PARIS (Reuters) - How about a golden halo and a nun-like cape for the next cocktail party? A padded kimono for the office? Or a pink dress slit from neck to belly button?

Creations at Paris's spring/summer haute couture shows were extravagant, staggeringly priced and stunningly beautiful -- but not necessarily wearable.

French designer Jean-Paul Gaultier showed floating outfits picturing Madonnas and the baby Jesus, with one dress featuring a sequined heart, from which a banner of cloth seemed to bleed.

As celebrities and well-heeled customers congratulated the designer, Gaultier explained his philosophy.

"I was looking for a piece of paradise," Gaultier told front-row guest Victoria Beckham after the show.

Beckham, whose footballer husband David has just announced he will move from Real Madrid to Los Angeles Galaxy, told Reuters she was looking forward to the move, and considering whether to take some Paris couture with her across the Atlantic.

"(I'm) very excited. We all are. The whole family are excited. The children can't wait. And David too," she said.

With David Beckham's five-year deal worth $1 million a week, Victoria is one of the few people who can afford haute couture dresses, which are made-to-measure and can cost tens of thousands of euros. There are only an estimated 200 to 300 well-heeled customers in the world.

Relying on just those few could turn the costly couture business into a risky enterprise. But rather than just hoping to sell dresses, fashion labels aim to promote the brand with the glitzy shows and lure customers to cosmetics and accessories.

Gaultier, which is 35-percent owned by Hermes, also makes perfumes and body lotions.
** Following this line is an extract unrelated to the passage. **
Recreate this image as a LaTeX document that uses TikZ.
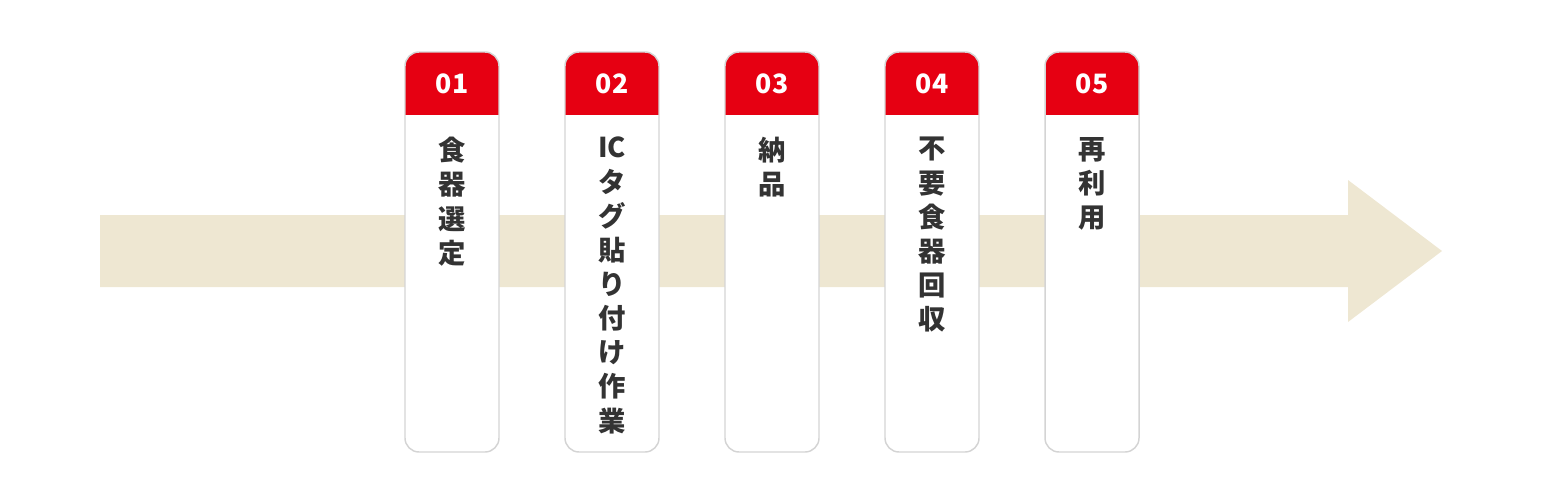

Dita von Teese, a burlesque dancer who has just split up from her shockrocker husband Marilyn Manson, turned into a model for Gaultier on Wednesday, walking out with a halo made from red roses, presenting a black dress with an attached cape.
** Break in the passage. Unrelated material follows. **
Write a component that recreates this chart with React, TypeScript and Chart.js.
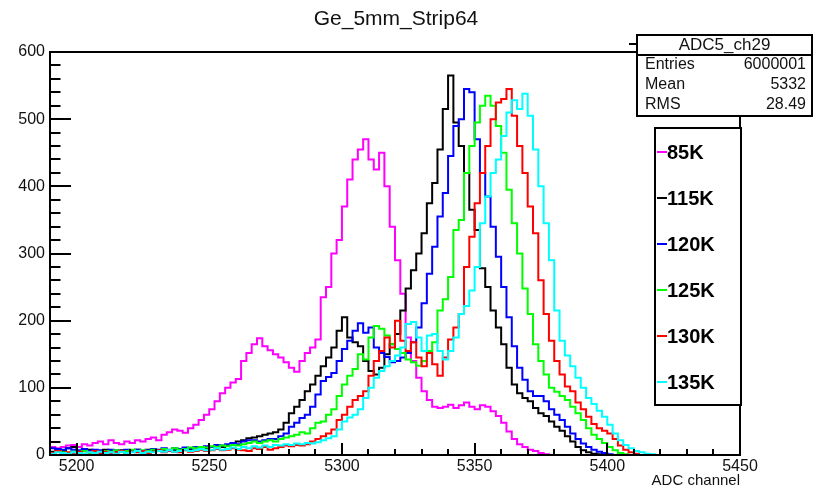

Teese told Reuters on Tuesday she would love to wear haute couture dresses every day, but conceded she was a special case.

"When I was a little girl I always wanted to wear the Sunday dress that I was only allowed to wear to church or for Christmas. I would always look for an opportunity to be overdressed," she said at the Christian Lacroix show.

"But I think (that's not the case) for most people. (For fashion houses), it's about showing off what you can do and what your inspiration is for the ready-to-wear and for what really goes out to the customers," she said.

Some fashion labels have stopped the expensive haute couture shows. Others have turned to wealthy customers in Russia, China or the Middle East to promote their top-range dresses.

Karl Lagerfeld, who presented transparent black skirts for Chanel on Tuesday, said haute couture was here to stay.

"My future is Chanel. The future of the other couture houses I don't really know. We have the clients to do it," he said.

A weak yen has raised concerns well-off Asian customers could stay away from the exclusive market. But French Trade Minister Christine Lagarde said she did not share the concern.

"I think given their excellence and quality of production, they will always find clients," Lagarde told Reuters at the Chanel show. "Clients are moving around, they are diverse. And they are growing in number today."